Some people get excited by the idea of new technology for police officers, while others worry about privacy and law enforcement overreach. Here are some of the most interesting and potentially life-changing tech trends you may see in law enforcement agencies this year.
1. Consumer smart devices
Every day, millions of people record visitors on security cameras and smart doorbells, strap GPS-enabled watches to their wrists, and go about their lives with smart assistants such as Alexa listening attentively. The data captured by these devices would be any law enforcement officer’s dream. That’s why accessing data from consumer smart devices—with the device owner’s permission—sits firmly in the top spot of 2022 law enforcement tech trends.
2. Advanced video and recognition
Facial recognition, the recording of license plate numbers, and even algorithms that can spot suspicious activity on a video feed could help officers skip some detective work and get right to the heart of criminal activity. In some cases, algorithms may even be able to accurately predict when and where a crime will take place. Interestingly, a lie detection system known as EyeDetect, used to identify eye and face movements that could indicate a subject is lying, has already been adopted in some law enforcement agencies.
3. Detailed simulations
The police department in Guangdong, China has developed a map of the city, updated in real-time through the use of IoT sensors and devices, that visually simulates important incidents that are occurring at any given moment. Officers use this information to assess dangerous situations before going in, and to make detailed plans to carry out operations. They can also run fictional simulations of hypothetical situations to develop responses to uncommon emergencies that could affect the city.
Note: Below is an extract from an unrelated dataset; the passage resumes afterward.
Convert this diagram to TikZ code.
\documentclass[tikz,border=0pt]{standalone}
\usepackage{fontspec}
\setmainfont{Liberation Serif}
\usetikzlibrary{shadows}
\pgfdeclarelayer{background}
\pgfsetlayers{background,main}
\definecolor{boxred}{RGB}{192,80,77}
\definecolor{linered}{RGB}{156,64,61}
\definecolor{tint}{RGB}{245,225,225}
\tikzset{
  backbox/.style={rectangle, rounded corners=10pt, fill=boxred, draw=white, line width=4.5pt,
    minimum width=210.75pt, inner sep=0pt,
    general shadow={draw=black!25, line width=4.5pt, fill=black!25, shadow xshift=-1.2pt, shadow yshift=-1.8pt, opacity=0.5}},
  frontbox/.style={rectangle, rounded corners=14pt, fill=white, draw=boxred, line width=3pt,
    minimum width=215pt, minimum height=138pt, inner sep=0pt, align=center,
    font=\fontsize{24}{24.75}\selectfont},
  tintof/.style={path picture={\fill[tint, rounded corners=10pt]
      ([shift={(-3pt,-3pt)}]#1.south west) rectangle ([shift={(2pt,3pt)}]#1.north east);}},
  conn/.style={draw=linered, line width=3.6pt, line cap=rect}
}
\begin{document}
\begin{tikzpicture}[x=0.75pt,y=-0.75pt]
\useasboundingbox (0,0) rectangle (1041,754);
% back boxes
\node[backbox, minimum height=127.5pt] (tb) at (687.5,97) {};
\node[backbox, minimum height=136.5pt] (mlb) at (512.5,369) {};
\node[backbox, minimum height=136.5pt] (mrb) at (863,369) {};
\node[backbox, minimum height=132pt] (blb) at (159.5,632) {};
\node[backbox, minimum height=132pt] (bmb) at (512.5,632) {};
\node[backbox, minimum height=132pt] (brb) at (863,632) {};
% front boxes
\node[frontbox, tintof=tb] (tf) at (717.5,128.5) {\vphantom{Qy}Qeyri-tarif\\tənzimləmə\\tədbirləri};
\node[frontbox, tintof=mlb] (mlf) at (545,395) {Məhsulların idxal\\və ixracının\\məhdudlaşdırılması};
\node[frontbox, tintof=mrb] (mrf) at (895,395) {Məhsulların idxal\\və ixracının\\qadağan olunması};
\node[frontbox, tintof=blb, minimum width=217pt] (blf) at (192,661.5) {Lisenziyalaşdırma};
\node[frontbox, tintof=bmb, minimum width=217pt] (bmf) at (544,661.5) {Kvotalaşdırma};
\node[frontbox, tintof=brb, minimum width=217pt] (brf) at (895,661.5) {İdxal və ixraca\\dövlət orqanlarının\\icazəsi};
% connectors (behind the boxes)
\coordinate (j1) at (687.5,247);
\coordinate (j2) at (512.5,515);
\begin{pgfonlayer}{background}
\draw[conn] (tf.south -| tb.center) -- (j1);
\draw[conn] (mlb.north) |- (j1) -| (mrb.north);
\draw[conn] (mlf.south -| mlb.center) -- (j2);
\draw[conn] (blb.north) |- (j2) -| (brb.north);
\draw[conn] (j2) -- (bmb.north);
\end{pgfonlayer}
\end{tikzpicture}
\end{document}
4. Virtual reality and artificial reality
Law enforcement officers have plenty of opportunities to put VR and AR to good use, including immersive training in virtual reality settings and receiving accurate, data-driven updates in real-time situations with augmented reality. For example, if an algorithm detects that a person’s face or license plate matches that of a known suspect, officers could be notified via augmented reality displays so they can investigate further.
5. Remotely controlled robots
While robots are unlikely to take on police tasks that require human analysis and judgment, they can absolutely assist in potentially dangerous situations, such as bomb threats and hostage negotiations. Officers could send in a robot to dispose of a suspicious package, for example, or to watch for suspicious activity in pitch dark where human eyes struggle to see.